## Request
Do not repeat pictures. Repeat exactly the lines of the listing below from its first line through the line with "minimum width=2.19cm, minimum".

## Data section
****************

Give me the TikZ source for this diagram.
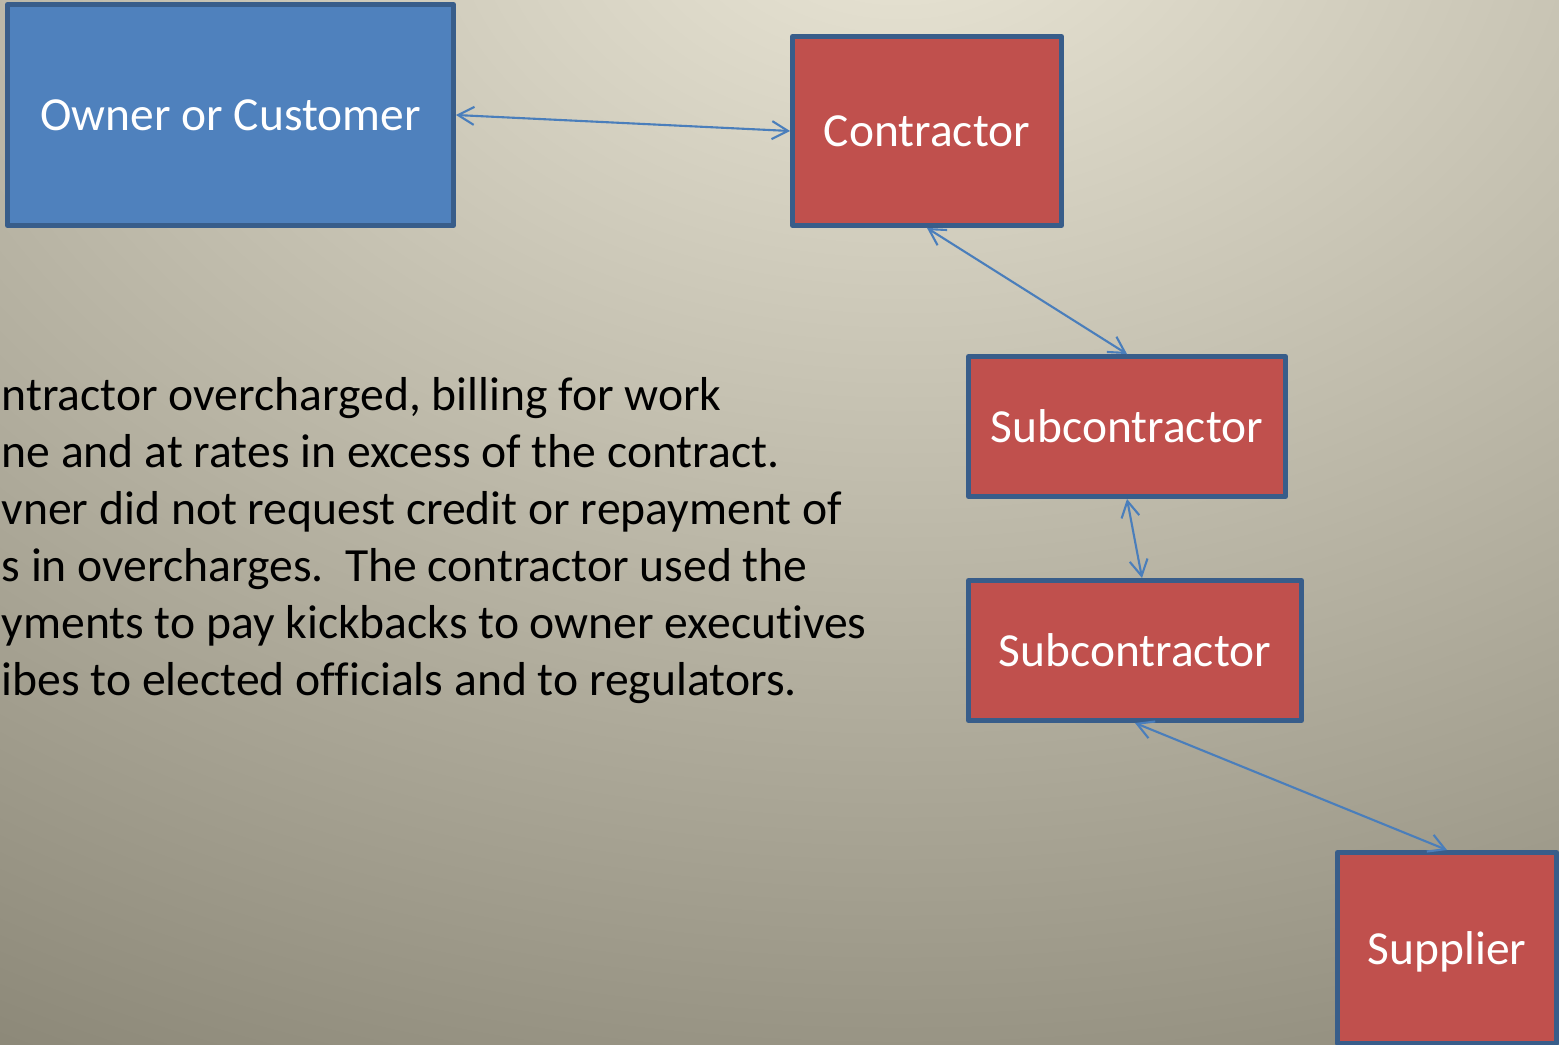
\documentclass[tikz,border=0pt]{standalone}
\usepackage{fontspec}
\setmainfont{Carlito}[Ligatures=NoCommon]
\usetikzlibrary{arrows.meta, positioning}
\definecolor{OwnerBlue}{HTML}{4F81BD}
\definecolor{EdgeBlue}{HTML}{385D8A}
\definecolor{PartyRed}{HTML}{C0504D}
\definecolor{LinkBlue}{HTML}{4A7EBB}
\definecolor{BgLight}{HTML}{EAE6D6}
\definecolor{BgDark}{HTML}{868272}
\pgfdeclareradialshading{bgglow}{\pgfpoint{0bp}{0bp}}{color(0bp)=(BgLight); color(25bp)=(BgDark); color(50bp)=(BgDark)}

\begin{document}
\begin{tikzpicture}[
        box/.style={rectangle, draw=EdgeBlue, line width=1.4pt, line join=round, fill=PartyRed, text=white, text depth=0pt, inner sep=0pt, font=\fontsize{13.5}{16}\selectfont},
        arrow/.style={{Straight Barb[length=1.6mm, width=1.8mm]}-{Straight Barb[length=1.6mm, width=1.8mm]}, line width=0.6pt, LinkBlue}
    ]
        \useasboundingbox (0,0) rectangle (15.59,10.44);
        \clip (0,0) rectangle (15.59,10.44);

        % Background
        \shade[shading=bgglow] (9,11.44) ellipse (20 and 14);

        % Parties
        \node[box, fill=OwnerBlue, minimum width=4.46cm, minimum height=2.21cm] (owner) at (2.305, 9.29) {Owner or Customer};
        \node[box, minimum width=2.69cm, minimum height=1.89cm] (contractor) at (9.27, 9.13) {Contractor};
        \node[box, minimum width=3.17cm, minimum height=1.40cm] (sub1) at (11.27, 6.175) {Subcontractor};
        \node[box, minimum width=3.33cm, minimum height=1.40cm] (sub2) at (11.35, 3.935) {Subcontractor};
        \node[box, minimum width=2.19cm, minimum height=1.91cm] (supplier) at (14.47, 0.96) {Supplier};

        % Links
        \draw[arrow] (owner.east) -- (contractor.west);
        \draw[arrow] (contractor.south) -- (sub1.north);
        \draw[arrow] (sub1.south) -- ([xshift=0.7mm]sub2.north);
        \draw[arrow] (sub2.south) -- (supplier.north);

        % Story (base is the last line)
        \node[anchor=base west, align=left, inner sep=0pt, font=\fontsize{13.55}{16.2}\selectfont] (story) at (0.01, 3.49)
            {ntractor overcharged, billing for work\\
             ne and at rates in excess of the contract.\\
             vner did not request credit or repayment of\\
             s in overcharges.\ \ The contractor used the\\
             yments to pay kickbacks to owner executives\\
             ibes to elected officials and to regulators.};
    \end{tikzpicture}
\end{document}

****************

## Correct output
Give me the TikZ source for this diagram.
\documentclass[tikz,border=0pt]{standalone}
\usepackage{fontspec}
\setmainfont{Carlito}[Ligatures=NoCommon]
\usetikzlibrary{arrows.meta, positioning}
\definecolor{OwnerBlue}{HTML}{4F81BD}
\definecolor{EdgeBlue}{HTML}{385D8A}
\definecolor{PartyRed}{HTML}{C0504D}
\definecolor{LinkBlue}{HTML}{4A7EBB}
\definecolor{BgLight}{HTML}{EAE6D6}
\definecolor{BgDark}{HTML}{868272}
\pgfdeclareradialshading{bgglow}{\pgfpoint{0bp}{0bp}}{color(0bp)=(BgLight); color(25bp)=(BgDark); color(50bp)=(BgDark)}

\begin{document}
\begin{tikzpicture}[
        box/.style={rectangle, draw=EdgeBlue, line width=1.4pt, line join=round, fill=PartyRed, text=white, text depth=0pt, inner sep=0pt, font=\fontsize{13.5}{16}\selectfont},
        arrow/.style={{Straight Barb[length=1.6mm, width=1.8mm]}-{Straight Barb[length=1.6mm, width=1.8mm]}, line width=0.6pt, LinkBlue}
    ]
        \useasboundingbox (0,0) rectangle (15.59,10.44);
        \clip (0,0) rectangle (15.59,10.44);

        % Background
        \shade[shading=bgglow] (9,11.44) ellipse (20 and 14);

        % Parties
        \node[box, fill=OwnerBlue, minimum width=4.46cm, minimum height=2.21cm] (owner) at (2.305, 9.29) {Owner or Customer};
        \node[box, minimum width=2.69cm, minimum height=1.89cm] (contractor) at (9.27, 9.13) {Contractor};
        \node[box, minimum width=3.17cm, minimum height=1.40cm] (sub1) at (11.27, 6.175) {Subcontractor};
        \node[box, minimum width=3.33cm, minimum height=1.40cm] (sub2) at (11.35, 3.935) {Subcontractor};
        \node[box, minimum width=2.19cm, minimum height=1.91cm] (supplier) at (14.47, 0.96) {Supplier};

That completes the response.